Tidak oleh ayah, tidak oleh ibu.
Cuma datang berdua dengan omnya.
Penghulu bertanya:
> "Keluarga dari mempelai mana?"
Ia hanya tersenyum, menahan luka yang bahkan tidak bisa dijelaskan.
Ayahnya bilang tidak datang karena hitungan primbon.
Katanya hari itu “jelek.”
Tapi bagi anaknya, hari itulah satu-satunya hari baik:
hari ia memilih menjadi suami yang tak akan pernah seperti ayahnya.
---
Tiap minggu, ia naik motor bebek tua — Honda Astrea Grand 100cc —
menggendong anak kecil yang rewel,
melewati hujan dan panas,
berharap suatu hari nanti, anaknya tak perlu mengamen untuk bisa makan.
Ia tidak pernah punya stroller.
Tidak pernah punya mobil.
Tapi ia punya punggung yang kuat untuk membawa keluarganya melawan arah angin.
---
Orang-orang bertanya:
> "Kok gak bangun rumah?"
"Kenapa gak pulang-pulang?"
"Kamu durhaka ya?"
Mereka tidak tahu,
bahwa yang benar-benar durhaka adalah mereka yang memakai agama sebagai tameng untuk menelantarkan,
yang menuntut bakti tapi tidak pernah hadir ketika anaknya jatuh.
Mereka tidak tahu,
anak ini dulu makan hanya setelah ayahnya tertidur.
Pernah diam-diam membuka kulkas jam 3 pagi karena lapar.
Dan ketika ketahuan, disebut maling.
> "Kamu cuma bisa ambil-ambil, gak pernah ngasih orangtua!"
---
Sekarang, anak itu jadi ayah.
Dan ia bersumpah:
> “Aku tidak akan ulangi siklus luka ini ke anakku.”
“Aku tidak akan buat anakku nunggu dijemput sampai rasa cintanya ikut hilang.”
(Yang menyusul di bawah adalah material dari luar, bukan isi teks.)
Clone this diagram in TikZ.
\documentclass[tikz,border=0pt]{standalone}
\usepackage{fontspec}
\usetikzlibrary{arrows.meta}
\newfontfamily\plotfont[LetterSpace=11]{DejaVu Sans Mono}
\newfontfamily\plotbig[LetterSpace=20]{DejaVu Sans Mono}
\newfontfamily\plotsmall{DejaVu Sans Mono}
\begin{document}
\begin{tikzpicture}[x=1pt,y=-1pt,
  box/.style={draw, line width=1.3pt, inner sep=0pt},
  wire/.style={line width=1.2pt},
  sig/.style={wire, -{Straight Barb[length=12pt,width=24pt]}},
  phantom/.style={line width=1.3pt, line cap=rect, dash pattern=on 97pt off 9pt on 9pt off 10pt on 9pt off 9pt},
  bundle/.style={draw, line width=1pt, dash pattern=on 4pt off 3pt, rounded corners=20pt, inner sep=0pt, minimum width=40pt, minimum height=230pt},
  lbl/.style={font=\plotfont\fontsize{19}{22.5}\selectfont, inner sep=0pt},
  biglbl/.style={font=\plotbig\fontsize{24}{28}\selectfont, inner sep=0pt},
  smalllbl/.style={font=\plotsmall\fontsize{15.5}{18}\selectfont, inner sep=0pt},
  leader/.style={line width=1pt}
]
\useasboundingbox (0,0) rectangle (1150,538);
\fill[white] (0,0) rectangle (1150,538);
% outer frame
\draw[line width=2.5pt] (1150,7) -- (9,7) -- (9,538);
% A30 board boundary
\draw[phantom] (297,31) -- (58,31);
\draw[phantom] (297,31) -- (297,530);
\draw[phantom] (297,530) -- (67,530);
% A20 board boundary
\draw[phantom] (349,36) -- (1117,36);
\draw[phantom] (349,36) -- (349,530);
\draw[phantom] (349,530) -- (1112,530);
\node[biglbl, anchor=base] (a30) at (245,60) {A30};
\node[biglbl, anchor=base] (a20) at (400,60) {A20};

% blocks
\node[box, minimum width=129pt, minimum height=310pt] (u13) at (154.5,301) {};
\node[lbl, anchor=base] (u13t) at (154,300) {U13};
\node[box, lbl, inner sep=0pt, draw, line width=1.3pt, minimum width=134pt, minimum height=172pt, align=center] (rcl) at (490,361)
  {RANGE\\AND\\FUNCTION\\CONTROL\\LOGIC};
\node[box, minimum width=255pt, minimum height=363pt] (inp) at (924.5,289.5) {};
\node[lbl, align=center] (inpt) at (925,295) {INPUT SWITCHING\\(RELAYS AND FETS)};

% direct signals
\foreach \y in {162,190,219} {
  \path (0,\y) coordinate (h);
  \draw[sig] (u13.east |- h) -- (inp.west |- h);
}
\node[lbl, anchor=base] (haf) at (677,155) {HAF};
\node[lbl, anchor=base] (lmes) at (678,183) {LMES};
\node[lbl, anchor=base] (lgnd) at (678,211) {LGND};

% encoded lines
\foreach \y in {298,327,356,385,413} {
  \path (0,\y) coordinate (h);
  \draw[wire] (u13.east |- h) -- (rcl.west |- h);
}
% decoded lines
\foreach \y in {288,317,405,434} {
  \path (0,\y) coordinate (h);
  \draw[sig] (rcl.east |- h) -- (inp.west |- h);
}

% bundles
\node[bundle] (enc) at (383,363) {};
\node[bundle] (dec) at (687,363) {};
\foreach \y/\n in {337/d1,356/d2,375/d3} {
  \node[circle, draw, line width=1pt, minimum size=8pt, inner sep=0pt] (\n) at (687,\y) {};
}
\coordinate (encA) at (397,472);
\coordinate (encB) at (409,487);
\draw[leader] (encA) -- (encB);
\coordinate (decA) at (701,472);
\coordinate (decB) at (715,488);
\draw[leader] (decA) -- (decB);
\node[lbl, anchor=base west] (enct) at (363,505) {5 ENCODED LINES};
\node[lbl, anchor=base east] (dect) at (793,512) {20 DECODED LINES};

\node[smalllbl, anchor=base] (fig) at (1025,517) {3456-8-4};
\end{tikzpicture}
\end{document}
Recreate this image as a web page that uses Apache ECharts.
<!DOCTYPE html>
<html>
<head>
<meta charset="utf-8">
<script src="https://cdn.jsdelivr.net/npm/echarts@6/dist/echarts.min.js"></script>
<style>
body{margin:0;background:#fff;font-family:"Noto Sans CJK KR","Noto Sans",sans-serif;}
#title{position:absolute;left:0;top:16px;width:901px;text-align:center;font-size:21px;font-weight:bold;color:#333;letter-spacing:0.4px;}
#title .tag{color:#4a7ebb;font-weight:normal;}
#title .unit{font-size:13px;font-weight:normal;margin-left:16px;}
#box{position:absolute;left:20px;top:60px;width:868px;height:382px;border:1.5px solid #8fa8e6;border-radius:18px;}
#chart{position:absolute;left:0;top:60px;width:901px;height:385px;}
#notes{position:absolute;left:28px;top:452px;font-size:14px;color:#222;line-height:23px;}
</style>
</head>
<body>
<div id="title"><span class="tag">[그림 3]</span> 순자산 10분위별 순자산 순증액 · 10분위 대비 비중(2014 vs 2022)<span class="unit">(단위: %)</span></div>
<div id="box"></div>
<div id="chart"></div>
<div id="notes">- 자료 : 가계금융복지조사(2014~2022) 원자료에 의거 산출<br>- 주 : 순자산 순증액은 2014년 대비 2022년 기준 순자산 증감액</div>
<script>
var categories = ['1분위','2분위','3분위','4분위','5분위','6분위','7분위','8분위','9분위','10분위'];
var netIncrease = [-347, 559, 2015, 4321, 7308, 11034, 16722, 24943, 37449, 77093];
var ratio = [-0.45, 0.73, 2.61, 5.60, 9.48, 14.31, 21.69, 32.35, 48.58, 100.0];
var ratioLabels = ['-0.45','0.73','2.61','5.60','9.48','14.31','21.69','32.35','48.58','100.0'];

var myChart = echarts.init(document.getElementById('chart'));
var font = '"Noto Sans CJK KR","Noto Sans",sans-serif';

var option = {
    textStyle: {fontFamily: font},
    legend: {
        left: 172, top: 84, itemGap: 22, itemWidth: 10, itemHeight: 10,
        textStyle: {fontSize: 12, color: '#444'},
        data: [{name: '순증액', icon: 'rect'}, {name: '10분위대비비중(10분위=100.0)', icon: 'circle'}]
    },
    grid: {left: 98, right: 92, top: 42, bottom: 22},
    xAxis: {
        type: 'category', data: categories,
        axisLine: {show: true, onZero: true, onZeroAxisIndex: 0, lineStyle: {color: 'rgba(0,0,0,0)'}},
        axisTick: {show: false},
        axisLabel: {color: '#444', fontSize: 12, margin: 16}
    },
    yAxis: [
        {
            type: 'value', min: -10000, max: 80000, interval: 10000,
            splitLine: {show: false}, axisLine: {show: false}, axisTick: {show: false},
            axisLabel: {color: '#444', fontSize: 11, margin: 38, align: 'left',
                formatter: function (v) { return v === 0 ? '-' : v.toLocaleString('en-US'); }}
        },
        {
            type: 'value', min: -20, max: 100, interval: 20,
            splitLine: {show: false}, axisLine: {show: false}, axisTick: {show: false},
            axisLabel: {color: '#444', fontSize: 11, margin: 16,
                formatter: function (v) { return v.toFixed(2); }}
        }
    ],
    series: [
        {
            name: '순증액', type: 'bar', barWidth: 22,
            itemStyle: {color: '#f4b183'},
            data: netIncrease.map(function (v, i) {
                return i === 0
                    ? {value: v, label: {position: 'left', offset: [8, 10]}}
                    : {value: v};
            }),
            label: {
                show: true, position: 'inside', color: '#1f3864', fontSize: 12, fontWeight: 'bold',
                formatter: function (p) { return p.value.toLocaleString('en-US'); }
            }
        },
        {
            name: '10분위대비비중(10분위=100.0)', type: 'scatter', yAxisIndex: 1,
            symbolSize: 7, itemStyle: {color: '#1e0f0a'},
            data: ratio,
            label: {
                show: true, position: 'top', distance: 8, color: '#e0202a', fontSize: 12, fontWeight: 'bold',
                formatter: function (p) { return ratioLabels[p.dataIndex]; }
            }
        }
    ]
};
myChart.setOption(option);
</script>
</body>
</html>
“Aku tidak akan membungkus kelalaian dengan dalil,
dan tidak akan meminjam nama surga untuk menutupi neraka kecil yang dulu aku tinggali.”
---
Kepada kalian yang senasib:
Yang pernah berdiri sendiri di terminal,
Yang pernah disebut durhaka hanya karena berkata "aku lelah",
Yang pernah dihina karena mandiri,
Yang pernah menikah tanpa diantar…
Kalian tidak sendiri.
Dan kalian tidak salah.
Terkadang, menjadi anak bukan soal dilahirkan,
tapi soal diperjuangkan.
Dan kamu sudah berjuang,
bahkan saat tidak ada yang menjemput.